And no, I won’t bother to claim mine. I’ll just slap Amazon with a DMCA and possible suit if someone steals mine. (Don’t get any ideas, you reading this. Amazon gets the DMCA, but *you* get the bleeding part.)
I signed up as soon as I found out about it for the reasons you mentioned. First, I want to claim my own blog before someone else claims it (easier to not let it happen than to deal with the fallout later). Second, if blog readers are going to Amazon to find out which book review blogs they might like, I want them to see mine.
(Actually, I don’t really know why someone would pay to get my blog on their Kindle when they can have it for free with any internet connection, but if they’ve decided to purchase blog content, then let it be mine.)
Well, in defense of Maud Newton, Michael Orthofer, and Galleycat, they were locked into the Kindle scam because of agreements they had with Newstex that through them into the mix (and that couldn’t be anticipated at the time they signed their respective agreements). As to the rest, well, the list is easily locatable. But let’s just say that I’m extremely disheartened to see so many ostensibly intelligent people have their content taken away from them. Clearly, they don’t value their labor. Clearly, they have bought the snake oil argument promulgated by the print people that online writing isn’t worth anything. But then, as we all know, most writers don’t even bother to read their contracts or agreements. And they wonder why they get screwed over in the process.
As for me, I have no intention of distributing my online writing through Amazon Kindle. Particularly when they are paying bloggers pennies on the dollar for the pleasure of gadget-happy rape. If you compare the agreement with Scribd, which isn’t the greatest, the writer still gets more dollars and more rights. This is corporate hubris, pure and simple. And with so many willing to sell their souls for pennies (without considering the option to fight, should someone else or Amazon claim our writing), the desire for desperate get-rich-quick solutions is apparently greater than even I could have possibly anticipated.
No offense to anyone, but I’m really struggling to understand the “claiming it before someone else does” line of thinking.

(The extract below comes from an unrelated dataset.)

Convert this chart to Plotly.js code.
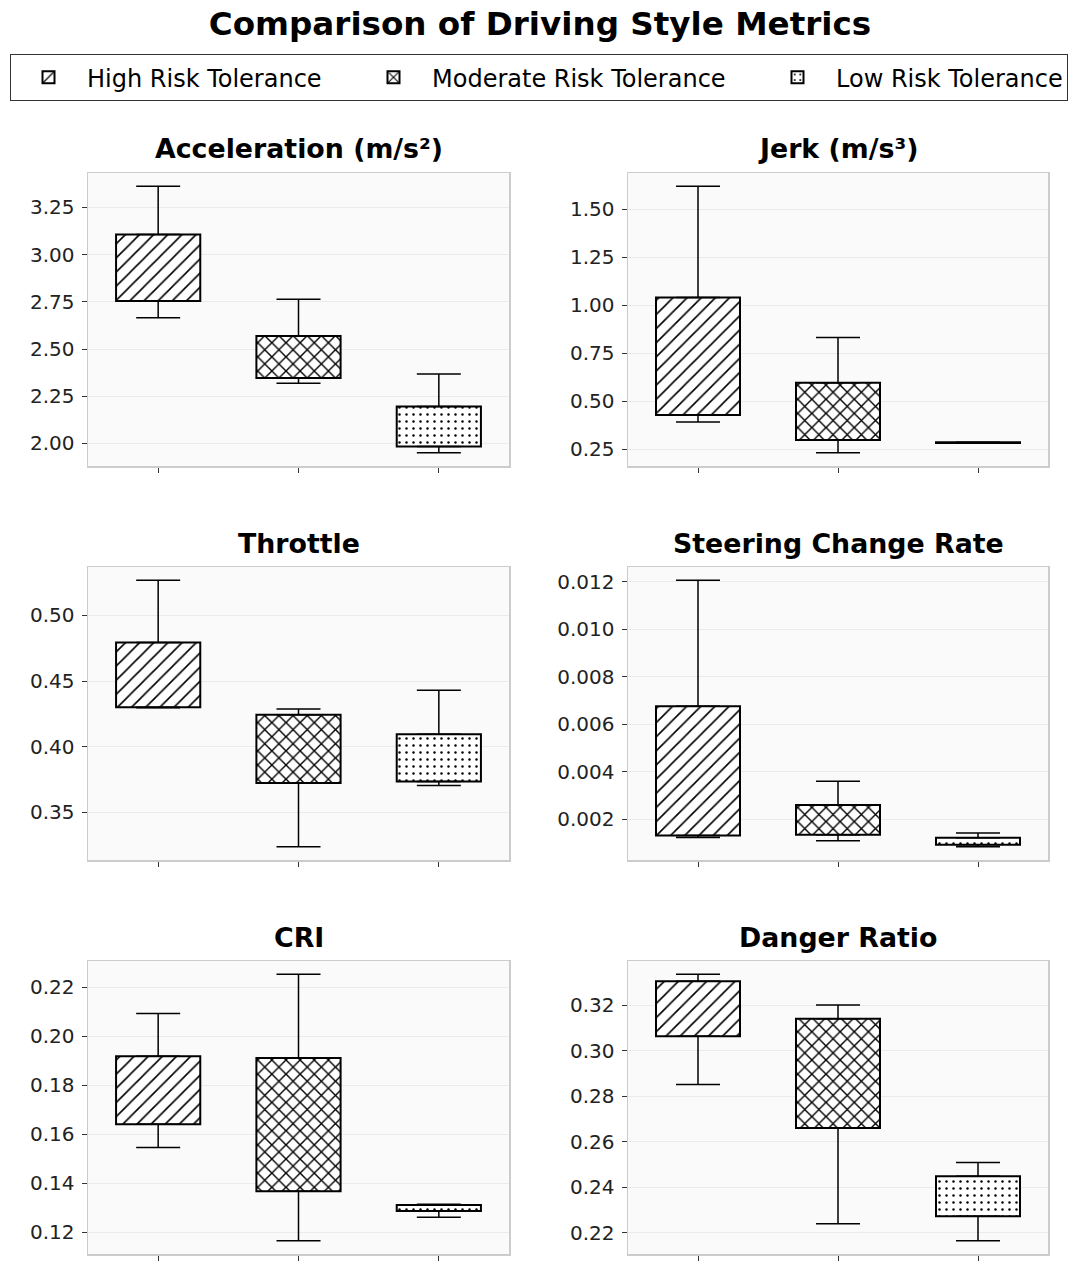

What are the odds of that happening in the first place, except in the case of truly huge-traffic blogs? (The minuscule revenue likely to be generated by the average blog is just not worth the effort or the risk on a scammer’s part.) And is it really worth signing over the rights to your content in exchange?
This is Amazon asking people to bend over, and I’m amazed and disappointed that so many are (apparently) doing it. If people will willingly cooperate with something this insane, what will Amazon come up with next?
I haven’t signed up and won’t, both because of your reasons and because I’m uncomfortable with the entirety of this method of distributing blogs. Blogs are free to read. They always have been. I’ve never met one I had to pay for. Remember back when readers put up a huge fuss about even having to register to read *newspaper* articles online? That was for content they would get for free but that they’d always paid for in the past! That was a complaint about having to just sign in to read articles. Amazon is charging money for something people have *never* had to pay for, and in fact still never have to pay for unless they want it on their Kindle.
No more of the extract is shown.